A Government Accountability Office report on building security, released in 2002, noted that one of the big hurdles faced by government agencies leasing space in privately owned commercial buildings was “difficulty getting the lessor to allow security countermeasures in buildings not fully occupied by federal employees.” The primary reason for this reluctance to upgrade security?  “[T]he lessor does not want to inconvenience the private tenants,” the report says.

In addition, a high-profile tenant, such as the diplomatic corps of a foreign country, may have specific security demands it needs met.  In such instances, the landlord may agree to installing security upgrades “but from a landlord’s perspective, they don’t want to assume the legal risk or liability” if the security measures don’t thwart a terrorist act, said Planning.
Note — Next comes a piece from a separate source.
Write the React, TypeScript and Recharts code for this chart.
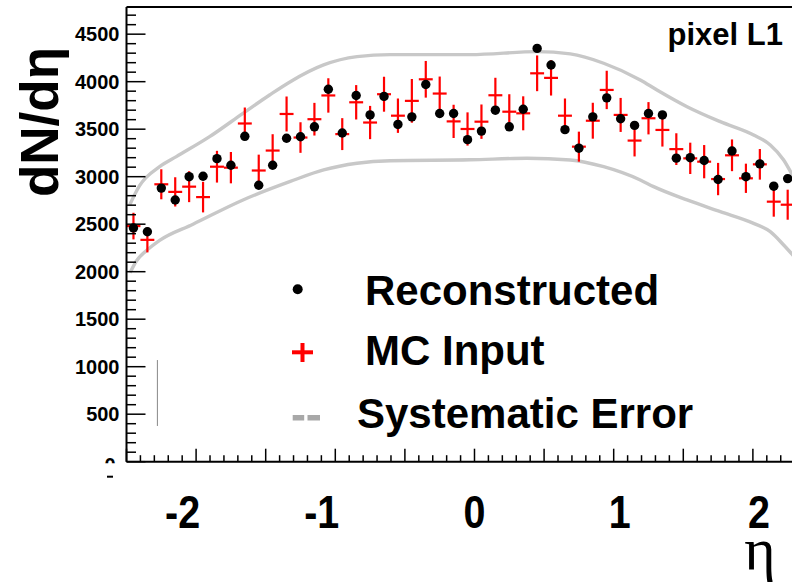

For example, a tenant may want extra security cameras installed, but in these cases, the landlord is likely to build in a clause that absolves him or her from any guarantee that the cameras will catch the bad guys or that the cameras will even be monitored. 

Planning put it more bluntly:  “Landlords are reluctant to specifically, in writing, agree to be responsible for security.”

And sometimes security is just a matter of classification. 

Buildings are assigned a “class” A through C.  Class “A” buildings are the top of the heap; the kind of building you’d associate with high-priced law firms, powerful lobbying organizations, ritzy hotels and the British Consulate. 

“Size doesn’t really matter, nor does location,” Planning said. “You can have a class A building outside of the downtown areas.”  It’s the marble and glitz and spit and polish and level of security and amenities that sets a class “A” building apart from a B or a C, Planning said.

And when a landlord does open up the checkbook for security improvements, those costs are usually passed on to the tenant in some form, said Planning, “especially where a tenant will ask for an upgrade.”  Moving into a class A building, tenants aren’t directly billed for security measures, she said, “but your rent will likely be higher reflecting the fact that it was more expensive to build the building and operate the building” with increased security.

Gary Green, CEO of Classic Security, a New York-based firm that provides security guard services, said the level of security that people are buying now has leveled off or diminished. “People are starting to buy more systems, but what we’re seeing is that the people that own buildings that could be considered terrorist targets, are definitely keeping up with security,” Green said, “but the facilities on the side streets [of New York], that don’t see themselves as targets, are definitely exhibiting what I call ‘terrorism impatience.’ In other words, since nothing’s happened then they are kind of going back to the mindset they had before [9/11],” Green said.

“When it comes to security, it seems that for some it’s more important to cut costs than it is to provide the right security.”